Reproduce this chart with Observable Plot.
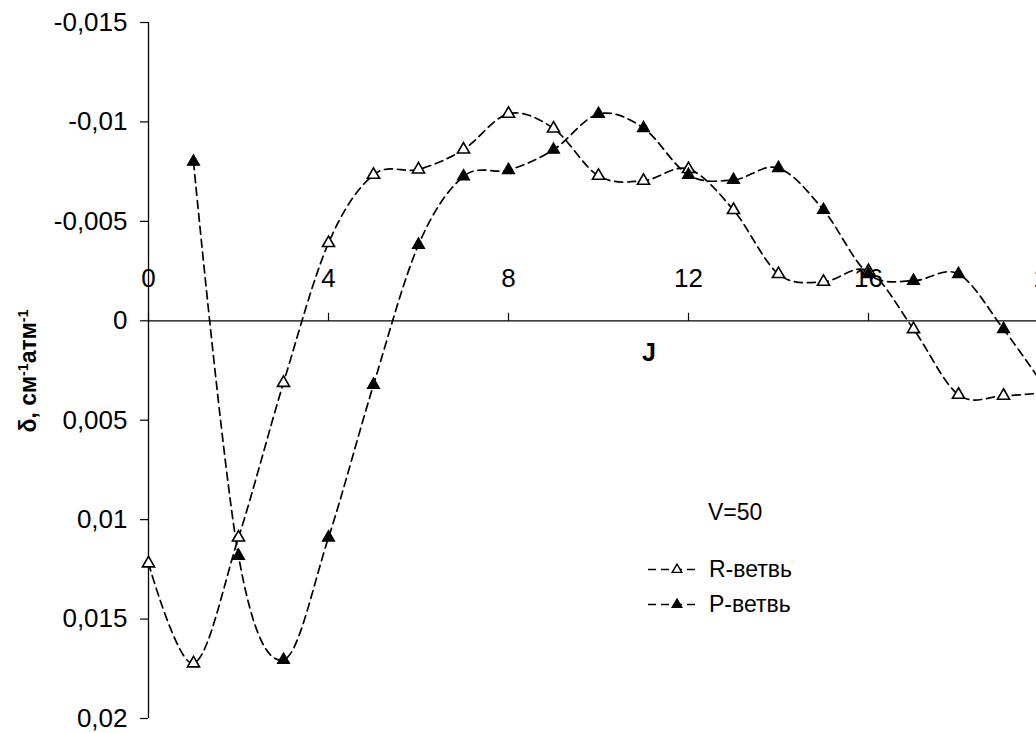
<!DOCTYPE html>
<html>
<head>
<meta charset="utf-8">
<script src="https://cdn.jsdelivr.net/npm/d3@7"></script>
<script src="https://cdn.jsdelivr.net/npm/@observablehq/plot@0.6"></script>
<style>
  html, body { margin: 0; padding: 0; background: white; overflow: hidden; }
  #wrap { position: relative; width: 1036px; height: 733px; overflow: hidden; font-family: "Liberation Sans", Arial, sans-serif; color: black; }
  #wrap > svg { max-width: none !important; width: 1060px !important; height: 733px !important; display: block; }
  .lbl { position: absolute; white-space: nowrap; line-height: 1; }
  sup { font-size: 0.62em; vertical-align: 0.55em; line-height: 0; }
</style>
</head>
<body>
<div id="wrap"></div>
<script>
// ---- data ----
const jR = [0,1,2,3,4,5,6,7,8,9,10,11,12,13,14,15,16,17,18,19,20];
const rBranch = [0.0122, 0.01723, 0.0109, 0.00312, -0.00391, -0.00734, -0.00761, -0.00861, -0.01041, -0.00967,
                 -0.00729, -0.00704, -0.00763, -0.00557, -0.00235, -0.00196, -0.0025, 0.00042, 0.00372, 0.00377, 0.0036];
const jP = [1,2,3,4,5,6,7,8,9,10,11,12,13,14,15,16,17,18,19,20];
const pBranch = [-0.0080, 0.01182, 0.01705, 0.0109, 0.00322, -0.00382, -0.00726, -0.00758, -0.0086, -0.0104,
                 -0.00969, -0.00733, -0.00708, -0.00768, -0.00557, -0.00235, -0.00201, -0.00235, 0.00042, 0.0036];
const xTicks = [0, 4, 8, 12, 16, 20];
const yTicks = [-0.015, -0.01, -0.005, 0, 0.005, 0.01, 0.015, 0.02];
const seriesNames = ["R-ветвь", "P-ветвь"];
const annotation = "V=50";
const xTitle = "J";

const R = jR.map((j, i) => ({J: j, v: rBranch[i]}));
const P = jP.map((j, i) => ({J: j, v: pBranch[i]}));
const fmt = d => String(d).replace(".", ",");
const tickUp = {draw(ctx) { ctx.moveTo(0, 0); ctx.lineTo(0, -8); }};

const lineOpts = {x: "J", y: "v", curve: "cardinal", tension: 0, stroke: "black", strokeWidth: 1.7, strokeDasharray: "8,5"};

const chart = Plot.plot({
  width: 1060,
  height: 733,
  marginLeft: 148,
  marginRight: 12,
  marginTop: 22,
  marginBottom: 15,
  style: {fontFamily: "Liberation Sans, Arial, sans-serif", fontSize: "26px", color: "black", background: "white", overflow: "visible", maxWidth: "none"},
  x: {domain: [0, 20], axis: null},
  y: {domain: [-0.015, 0.02], reverse: true, axis: null},
  marks: [
    Plot.ruleX([0], {stroke: "black", strokeWidth: 1.3}),
    Plot.ruleY([0], {stroke: "black", strokeWidth: 1.3}),
    Plot.axisY({ticks: yTicks, tickSize: 8, tickPadding: 13, tickFormat: fmt, fontSize: 26, label: null, stroke: "black", strokeWidth: 1.2}),
    Plot.dot(xTicks, {x: d => d, y: () => 0, symbol: tickUp, stroke: "black", strokeWidth: 1.2, fill: "none"}),
    Plot.text(xTicks, {x: d => d, y: () => 0, dy: -42, text: d => String(d), fontSize: 26, fill: "black"}),
    Plot.line(R, lineOpts),
    Plot.line(P, lineOpts),
    Plot.dot(R, {x: "J", y: "v", symbol: "triangle", r: 4.5, fill: "white", stroke: "black", strokeWidth: 1.6}),
    Plot.dot(P, {x: "J", y: "v", symbol: "triangle", r: 4.5, fill: "black", stroke: "black", strokeWidth: 1.2})
  ]
});

const wrap = document.getElementById("wrap");
wrap.appendChild(chart);

function addLabel(html, css) {
  const d = document.createElement("div");
  d.className = "lbl";
  d.innerHTML = html;
  Object.assign(d.style, css);
  wrap.appendChild(d);
  return d;
}
// y axis title
addLabel("δ, см<sup>-1</sup>атм<sup>-1</sup>", {left: "28px", top: "371px", fontSize: "23px", fontWeight: "bold",
  transform: "translate(-50%,-50%) rotate(-90deg)"});
// x axis title
addLabel(xTitle, {left: "649px", top: "352px", fontSize: "25px", fontWeight: "bold", transform: "translate(-50%,-50%)"});
// annotation
addLabel(annotation, {left: "708px", top: "512px", fontSize: "23px", transform: "translate(0,-50%)"});
// legend
const sym = d3.symbol(d3.symbolTriangle, 40)();
function legendRow(name, filled, y) {
  addLabel(
    `<svg width="54" height="16" style="vertical-align:middle;overflow:visible">
       <line x1="0" y1="8" x2="52" y2="8" stroke="black" stroke-width="1.5" stroke-dasharray="8,5"/>
       <path d="${sym}" transform="translate(29,8)" fill="${filled ? "black" : "white"}" stroke="black" stroke-width="1.4"/>
     </svg>`,
    {left: "648px", top: y + "px", transform: "translate(0,-50%)"});
  addLabel(name, {left: "709px", top: y + "px", fontSize: "23px", transform: "translate(0,-50%)"});
}
legendRow(seriesNames[0], false, 569);
legendRow(seriesNames[1], true, 604);
</script>
</body>
</html>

* * *

### EXERCISE AIM
Send back the data above word for word, with the pictures left out.

### SOLUTION
Reproduce this chart with Observable Plot.
<!DOCTYPE html>
<html>
<head>
<meta charset="utf-8">
<script src="https://cdn.jsdelivr.net/npm/d3@7"></script>
<script src="https://cdn.jsdelivr.net/npm/@observablehq/plot@0.6"></script>
<style>
  html, body { margin: 0; padding: 0; background: white; overflow: hidden; }
  #wrap { position: relative; width: 1036px; height: 733px; overflow: hidden; font-family: "Liberation Sans", Arial, sans-serif; color: black; }
  #wrap > svg { max-width: none !important; width: 1060px !important; height: 733px !important; display: block; }
  .lbl { position: absolute; white-space: nowrap; line-height: 1; }
  sup { font-size: 0.62em; vertical-align: 0.55em; line-height: 0; }
</style>
</head>
<body>
<div id="wrap"></div>
<script>
// ---- data ----
const jR = [0,1,2,3,4,5,6,7,8,9,10,11,12,13,14,15,16,17,18,19,20];
const rBranch = [0.0122, 0.01723, 0.0109, 0.00312, -0.00391, -0.00734, -0.00761, -0.00861, -0.01041, -0.00967,
                 -0.00729, -0.00704, -0.00763, -0.00557, -0.00235, -0.00196, -0.0025, 0.00042, 0.00372, 0.00377, 0.0036];
const jP = [1,2,3,4,5,6,7,8,9,10,11,12,13,14,15,16,17,18,19,20];
const pBranch = [-0.0080, 0.01182, 0.01705, 0.0109, 0.00322, -0.00382, -0.00726, -0.00758, -0.0086, -0.0104,
                 -0.00969, -0.00733, -0.00708, -0.00768, -0.00557, -0.00235, -0.00201, -0.00235, 0.00042, 0.0036];
const xTicks = [0, 4, 8, 12, 16, 20];
const yTicks = [-0.015, -0.01, -0.005, 0, 0.005, 0.01, 0.015, 0.02];
const seriesNames = ["R-ветвь", "P-ветвь"];
const annotation = "V=50";
const xTitle = "J";

const R = jR.map((j, i) => ({J: j, v: rBranch[i]}));
const P = jP.map((j, i) => ({J: j, v: pBranch[i]}));
const fmt = d => String(d).replace(".", ",");
const tickUp = {draw(ctx) { ctx.moveTo(0, 0); ctx.lineTo(0, -8); }};

const lineOpts = {x: "J", y: "v", curve: "cardinal", tension: 0, stroke: "black", strokeWidth: 1.7, strokeDasharray: "8,5"};

const chart = Plot.plot({
  width: 1060,
  height: 733,
  marginLeft: 148,
  marginRight: 12,
  marginTop: 22,
  marginBottom: 15,
  style: {fontFamily: "Liberation Sans, Arial, sans-serif", fontSize: "26px", color: "black", background: "white", overflow: "visible", maxWidth: "none"},
  x: {domain: [0, 20], axis: null},
  y: {domain: [-0.015, 0.02], reverse: true, axis: null},
  marks: [
    Plot.ruleX([0], {stroke: "black", strokeWidth: 1.3}),
    Plot.ruleY([0], {stroke: "black", strokeWidth: 1.3}),
    Plot.axisY({ticks: yTicks, tickSize: 8, tickPadding: 13, tickFormat: fmt, fontSize: 26, label: null, stroke: "black", strokeWidth: 1.2}),
    Plot.dot(xTicks, {x: d => d, y: () => 0, symbol: tickUp, stroke: "black", strokeWidth: 1.2, fill: "none"}),
    Plot.text(xTicks, {x: d => d, y: () => 0, dy: -42, text: d => String(d), fontSize: 26, fill: "black"}),
    Plot.line(R, lineOpts),
    Plot.line(P, lineOpts),
    Plot.dot(R, {x: "J", y: "v", symbol: "triangle", r: 4.5, fill: "white", stroke: "black", strokeWidth: 1.6}),
    Plot.dot(P, {x: "J", y: "v", symbol: "triangle", r: 4.5, fill: "black", stroke: "black", strokeWidth: 1.2})
  ]
});

const wrap = document.getElementById("wrap");
wrap.appendChild(chart);

function addLabel(html, css) {
  const d = document.createElement("div");
  d.className = "lbl";
  d.innerHTML = html;
  Object.assign(d.style, css);
  wrap.appendChild(d);
  return d;
}
// y axis title
addLabel("δ, см<sup>-1</sup>атм<sup>-1</sup>", {left: "28px", top: "371px", fontSize: "23px", fontWeight: "bold",
  transform: "translate(-50%,-50%) rotate(-90deg)"});
// x axis title
addLabel(xTitle, {left: "649px", top: "352px", fontSize: "25px", fontWeight: "bold", transform: "translate(-50%,-50%)"});
// annotation
addLabel(annotation, {left: "708px", top: "512px", fontSize: "23px", transform: "translate(0,-50%)"});
// legend
const sym = d3.symbol(d3.symbolTriangle, 40)();
function legendRow(name, filled, y) {
  addLabel(
    `<svg width="54" height="16" style="vertical-align:middle;overflow:visible">
       <line x1="0" y1="8" x2="52" y2="8" stroke="black" stroke-width="1.5" stroke-dasharray="8,5"/>
       <path d="${sym}" transform="translate(29,8)" fill="${filled ? "black" : "white"}" stroke="black" stroke-width="1.4"/>
     </svg>`,
    {left: "648px", top: y + "px", transform: "translate(0,-50%)"});
  addLabel(name, {left: "709px", top: y + "px", fontSize: "23px", transform: "translate(0,-50%)"});
}
legendRow(seriesNames[0], false, 569);
legendRow(seriesNames[1], true, 604);
</script>
</body>
</html>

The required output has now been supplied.